This article was published on May 26, 2020

As we near the end of the year, I’ve been reflecting on some of the successes we’ve seen over the last ten months – two rounds of significant investment, new office openings, exciting product launches, and we’ve nearly doubled our head count. So I thought it would be a good opportunity to tell you more about how NewVoiceMedia came about, and why we started it in the first place.

The idea behind the business formed in the late '90s – at a time when the call centre industry was dominated by large players all selling expensive proprietary kit. To get the functionality needed to run a contact centre back then, you needed to get lots of expensive pieces of kit from many vendors – your switch from A, your ACD from B, your call logging from C, your call recording from D, your call routing from E, and so on.

On top of all that, you'd have to get a systems integrator in and pay them a fortune to integrate everything. You'd be left with a teetering house of cards that you daren’t touch. Upgrades to any of the components would be a nightmare, change something and you'd have to get the systems integrators in again, driving yet more cost and complexity.

Any changes to the system, adding new agents, changing call plans, all had to be done by the men in white coats in the IT / telecoms department and took ages to get through change control and action.

All this meant that good call centre technology was only available to the largest companies with the deepest pockets. Everything was fundamentally broken and we wanted to fix it.

We saw the way out of this morass was to embrace open standards and move the intelligence from the customer’s premises and into the network.

I'd known Richard Pickering from years before and he invited me onto the CTI technical committee of the IN (Intelligent Network) Forum. The goal was to fix the problem by establishing open standards in the heart of the PSTN and making the capabilities of the best call centres available to everyone. However vested interests won, we could get no agreement from the big manufacturers as they were happy with the status quo.

In 2000, Richard returned to the UK, having done well from the Genesys IPO (he was one of the company’s first employees having recognised the value of CTI early on) and the time was right for both of us to attempt something new.
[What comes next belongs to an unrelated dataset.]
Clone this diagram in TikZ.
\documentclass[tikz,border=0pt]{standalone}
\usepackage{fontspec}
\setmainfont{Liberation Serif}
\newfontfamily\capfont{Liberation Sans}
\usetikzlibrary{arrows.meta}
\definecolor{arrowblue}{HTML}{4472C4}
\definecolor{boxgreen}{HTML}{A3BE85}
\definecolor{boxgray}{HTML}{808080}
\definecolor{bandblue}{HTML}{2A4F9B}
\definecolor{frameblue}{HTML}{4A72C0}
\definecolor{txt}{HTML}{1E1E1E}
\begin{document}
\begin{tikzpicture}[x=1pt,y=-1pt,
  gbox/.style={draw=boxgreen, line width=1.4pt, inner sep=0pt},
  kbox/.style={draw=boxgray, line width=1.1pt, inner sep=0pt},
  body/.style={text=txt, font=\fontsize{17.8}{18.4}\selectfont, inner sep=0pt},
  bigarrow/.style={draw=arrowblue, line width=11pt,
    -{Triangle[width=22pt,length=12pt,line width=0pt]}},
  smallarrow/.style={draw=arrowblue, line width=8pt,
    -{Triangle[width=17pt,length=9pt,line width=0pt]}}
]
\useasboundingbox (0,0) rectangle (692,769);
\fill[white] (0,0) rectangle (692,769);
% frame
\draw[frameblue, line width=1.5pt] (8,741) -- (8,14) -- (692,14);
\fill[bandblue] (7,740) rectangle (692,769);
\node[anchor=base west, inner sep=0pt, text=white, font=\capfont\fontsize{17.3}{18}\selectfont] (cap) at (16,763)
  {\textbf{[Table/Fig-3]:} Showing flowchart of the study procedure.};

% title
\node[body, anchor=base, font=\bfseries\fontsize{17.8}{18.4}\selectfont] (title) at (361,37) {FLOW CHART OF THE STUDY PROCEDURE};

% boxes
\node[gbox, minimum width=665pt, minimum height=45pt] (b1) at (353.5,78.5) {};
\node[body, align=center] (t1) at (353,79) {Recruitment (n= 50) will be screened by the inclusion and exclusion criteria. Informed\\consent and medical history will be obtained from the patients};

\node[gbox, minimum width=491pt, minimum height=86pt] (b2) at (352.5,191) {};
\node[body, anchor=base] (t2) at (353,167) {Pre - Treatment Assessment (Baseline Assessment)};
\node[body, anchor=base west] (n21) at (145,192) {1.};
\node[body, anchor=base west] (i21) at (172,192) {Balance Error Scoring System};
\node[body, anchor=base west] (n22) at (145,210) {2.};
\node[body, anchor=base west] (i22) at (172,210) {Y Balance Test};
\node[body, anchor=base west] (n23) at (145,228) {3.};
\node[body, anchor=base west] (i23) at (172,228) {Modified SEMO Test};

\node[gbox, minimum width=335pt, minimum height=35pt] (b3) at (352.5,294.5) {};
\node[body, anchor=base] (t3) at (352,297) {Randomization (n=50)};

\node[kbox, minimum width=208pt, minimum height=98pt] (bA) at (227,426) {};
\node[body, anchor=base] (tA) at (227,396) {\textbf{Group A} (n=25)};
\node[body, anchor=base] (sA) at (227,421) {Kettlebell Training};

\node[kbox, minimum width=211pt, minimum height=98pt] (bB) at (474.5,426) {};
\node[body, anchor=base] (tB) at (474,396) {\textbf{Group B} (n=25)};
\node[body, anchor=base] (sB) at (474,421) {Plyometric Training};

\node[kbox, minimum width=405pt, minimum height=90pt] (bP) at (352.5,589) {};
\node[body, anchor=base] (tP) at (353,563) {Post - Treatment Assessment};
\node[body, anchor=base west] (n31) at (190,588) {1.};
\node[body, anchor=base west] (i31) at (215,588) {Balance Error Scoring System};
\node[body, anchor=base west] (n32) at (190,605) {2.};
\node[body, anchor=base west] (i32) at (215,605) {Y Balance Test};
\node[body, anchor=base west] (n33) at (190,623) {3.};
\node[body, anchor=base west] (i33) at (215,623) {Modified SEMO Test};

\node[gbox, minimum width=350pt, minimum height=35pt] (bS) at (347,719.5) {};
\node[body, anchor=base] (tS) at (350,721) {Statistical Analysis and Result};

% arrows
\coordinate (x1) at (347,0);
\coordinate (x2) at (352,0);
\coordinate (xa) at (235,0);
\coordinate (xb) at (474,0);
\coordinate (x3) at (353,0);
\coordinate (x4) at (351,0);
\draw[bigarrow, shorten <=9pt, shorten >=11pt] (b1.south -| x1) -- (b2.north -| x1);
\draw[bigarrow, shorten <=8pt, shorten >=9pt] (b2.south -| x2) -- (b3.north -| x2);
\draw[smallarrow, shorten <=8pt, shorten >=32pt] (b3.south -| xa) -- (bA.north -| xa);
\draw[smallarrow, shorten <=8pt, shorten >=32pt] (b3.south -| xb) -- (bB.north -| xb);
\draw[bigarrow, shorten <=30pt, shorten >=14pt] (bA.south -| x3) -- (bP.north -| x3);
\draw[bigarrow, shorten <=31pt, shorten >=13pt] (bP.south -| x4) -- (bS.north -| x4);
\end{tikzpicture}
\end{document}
We both felt strongly that the future of contact centre technology was to take the technology from the customer premise and put it in the network (the term Cloud not having been introduced then). We had thought this through regularly and it had become self-evident.

We knew that we had to:

1. Make it available to any company, of any size

2. Make sure we fully integrated all the functions of the call centre – with no system integration.
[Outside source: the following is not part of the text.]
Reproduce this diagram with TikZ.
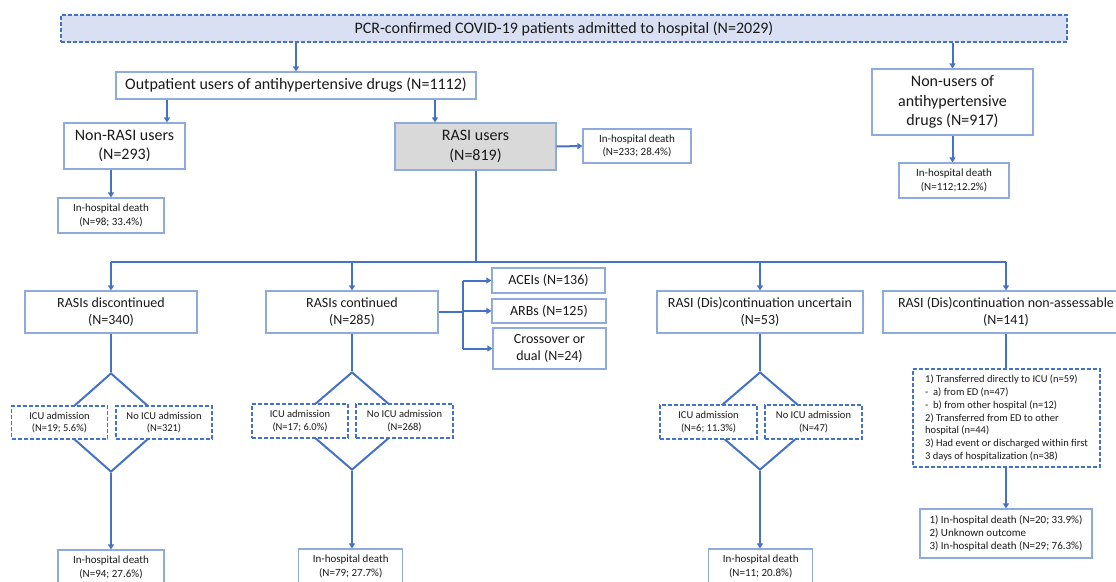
\documentclass[tikz,border=0pt]{standalone}
\usepackage{fontspec}
\setmainfont{Carlito}
\usetikzlibrary{arrows.meta,shapes.geometric,calc}
\definecolor{lineblue}{HTML}{4472C4}
\definecolor{boxblue}{HTML}{8FAADC}
\definecolor{topfill}{HTML}{DAE0F3}
\definecolor{grayfill}{HTML}{D9D9D9}
\definecolor{txt}{HTML}{1A1A1A}
\tikzset{
  box/.style={draw=boxblue, line width=1.2pt, fill=white, align=center, inner sep=0pt, text=txt},
  dbox/.style={draw=lineblue, dash pattern=on 4pt off 2pt, line width=1.2pt, fill=white, align=center, inner sep=0pt, text=txt},
  conn/.style={draw=lineblue, line width=2pt},
  arr/.style={conn, -{Triangle[length=5pt,width=6pt]}},
  dia/.style={diamond, draw=lineblue, line width=2pt, inner sep=0pt},
  big/.style={font=\fontsize{16}{19.5}\selectfont},
  mid/.style={font=\fontsize{14}{16.8}\selectfont},
  small/.style={font=\fontsize{10.5}{12.7}\selectfont},
  smb/.style={font=\fontsize{11}{13.2}\selectfont},
}
\begin{document}
\begin{tikzpicture}[x=1pt,y=-1pt]
\useasboundingbox (0,0) rectangle (1116,581);
\clip (0,0) rectangle (1116,581);
\fill[white] (0,0) rectangle (1116,581);

% top level
\node[dbox, fill=topfill, big, minimum width=1006pt, minimum height=27pt] (top) at (564,28.5) {PCR-confirmed COVID-19 patients admitted to hospital (N=2029)};
\node[box, big, minimum width=360pt, minimum height=27pt] (outp) at (296,85.5) {Outpatient users of antihypertensive drugs (N=1112)};
\node[box, big, minimum width=121pt, minimum height=46pt] (nonrasi) at (124.5,146) {Non-RASI users\\(N=293)};
\node[box, big, fill=grayfill, minimum width=161pt, minimum height=47pt] (rasi) at (475.5,146.5) {RASI users\\(N=819)};
\node[box, smb, minimum width=106pt, minimum height=35pt] (nrdeath) at (111,215.5) {In-hospital death\\(N=98; 33.4\%)};
\node[box, smb, minimum width=108pt, minimum height=34pt] (rdeath) at (637,146) {In-hospital death\\(N=233; 28.4\%)};
\node[box, big, minimum width=161pt, minimum height=66pt] (nonusers) at (952.5,102) {Non-users of\\antihypertensive\\drugs (N=917)};
\node[box, smb, minimum width=110pt, minimum height=35pt] (nudeath) at (954,180.5) {In-hospital death\\(N=112;12.2\%)};

% second level
\node[box, mid, minimum width=172pt, minimum height=42pt] (disc) at (111,312) {RASIs discontinued\\(N=340)};
\node[box, mid, minimum width=172pt, minimum height=42pt] (cont) at (352,312) {RASIs continued\\(N=285)};
\node[box, mid, minimum width=206pt, minimum height=42pt] (unc) at (760,312) {RASI (Dis)continuation uncertain\\(N=53)};
\node[box, mid, minimum width=246pt, minimum height=42pt] (nonass) at (1006,312) {RASI (Dis)continuation non-assessable\\(N=141)};
\node[box, mid, minimum width=113pt, minimum height=25pt] (acei) at (548.5,280.5) {ACEIs (N=136)};
\node[box, mid, minimum width=114pt, minimum height=24pt] (arb) at (549,311) {ARBs (N=125)};
\node[box, mid, minimum width=113pt, minimum height=41pt] (cross) at (549.5,348.5) {Crossover or\\dual (N=24)};

% diamonds (behind the ICU boxes)
\node[dia, minimum width=112pt, minimum height=99pt] (d1) at (111,422.5) {};
\node[dia, minimum width=114pt, minimum height=98pt] (d2) at (352,421) {};
\node[dia, minimum width=114pt, minimum height=98pt] (d3) at (760,421) {};

\node[dbox, small, minimum width=96pt, minimum height=33pt] (i1) at (59.5,422.5) {ICU admission\\(N=19; 5.6\%)};
\node[dbox, small, minimum width=96pt, minimum height=33pt] (n1) at (164,422.5) {No ICU admission\\(N=321)};
\node[dbox, small, minimum width=96pt, minimum height=34pt] (i2) at (300,421) {ICU admission\\(N=17; 6.0\%)};
\node[dbox, small, minimum width=97pt, minimum height=34pt] (n2) at (404.5,421) {No ICU admission\\(N=268)};
\node[dbox, small, minimum width=97pt, minimum height=34pt] (i3) at (708.5,422) {ICU admission\\(N=6; 11.3\%)};
\node[dbox, small, minimum width=97pt, minimum height=34pt] (n3) at (813.5,422) {No ICU admission\\(N=47)};

\node[box, smb, minimum width=106pt, minimum height=35pt] (death1) at (111,567.5) {In-hospital death\\(N=94; 27.6\%)};
\node[box, smb, minimum width=104pt, minimum height=35pt] (death2) at (350.75,566.5) {In-hospital death\\(N=79; 27.7\%)};
\node[box, smb, minimum width=104pt, minimum height=35pt] (death3) at (760.75,566.5) {In-hospital death\\(N=11; 20.8\%)};

\node[dbox, small, align=left, minimum width=187pt, minimum height=98pt] (list) at (1006.5,418) {1) Transferred directly to ICU (n=59)\\-\ \ a) from ED (n=47)\\-\ \ b) from other hospital (n=12)\\2) Transferred from ED to other\\hospital (n=44)\\3) Had event or discharged within first\\3 days of hospitalization (n=38)};
\node[box, smb, align=left, minimum width=172pt, minimum height=49pt] (final) at (1006,533.5) {1) In-hospital death (N=20; 33.9\%)\\2) Unknown outcome\\3) In-hospital death (N=29; 76.3\%)};

% connectors
\coordinate (bus) at (0,262);
\coordinate (br) at (463,0);
\draw[arr] (top.south -| outp.north) -- (outp.north);
\draw[arr] (top.south -| nonusers.north) -- (nonusers.north);
\draw[arr] ([xshift=-129pt]outp.south) -- ([xshift=-129pt]outp.south |- nonrasi.north);
\draw[arr] ([xshift=139pt]outp.south) -- ([xshift=139pt]outp.south |- rasi.north);
\draw[arr] (nrdeath.north |- nonrasi.south) -- (nrdeath.north);
\draw[arr] (rasi.east) -- (rdeath.west);
\draw[arr] (nonusers.south) -- (nonusers.south |- nudeath.north);

\draw[conn] (rasi.south) -- (rasi.south |- bus);
\draw[conn] (disc.north |- bus) -- (nonass.north |- bus);
\draw[arr] (disc.north |- bus) -- (disc.north);
\draw[arr] (cont.north |- bus) -- (cont.north);
\draw[arr] (unc.north |- bus) -- (unc.north);
\draw[arr] (nonass.north |- bus) -- (nonass.north);

\draw[conn] (cont.east) -- (cont.east -| br);
\draw[conn] (br |- acei.west) -- (br |- cross.west);
\draw[arr] (br |- acei.west) -- (acei.west);
\draw[arr] (br |- arb.west) -- (arb.west);
\draw[arr] (br |- cross.west) -- (cross.west);

\draw[conn] (disc.south) -- (d1.north);
\draw[conn] (cont.south) -- (d2.north);
\draw[conn] (unc.south) -- (d3.north);
\draw[arr] (d1.south) -- (d1.south |- death1.north);
\draw[arr] (d2.south) -- (d2.south |- death2.north);
\draw[arr] (d3.south) -- (d3.south |- death3.north);

\draw[conn] (nonass.south) -- (nonass.south |- list.north);
\draw[arr] (list.south -| nonass.south) -- (nonass.south |- final.north);
\end{tikzpicture}
\end{document}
3. Make it easy to use, self-configurable and self-managed, which meant all the management had to be web-based

4. Ensure the deployment needed was as easy as possible, with no downloads and no firewall configuration

5. It had to be scalable – which meant that it had to be multi-tenant from the first day

6. It had to be based on open standards, allowing us to move quickly and allowing us to integrate new components and technologies easily

We had the technical know-how to build this, having designed, developed and managed similar systems before. We had the resources and we had the vision.

We knew then that someday all contact centres would be run using technology like this.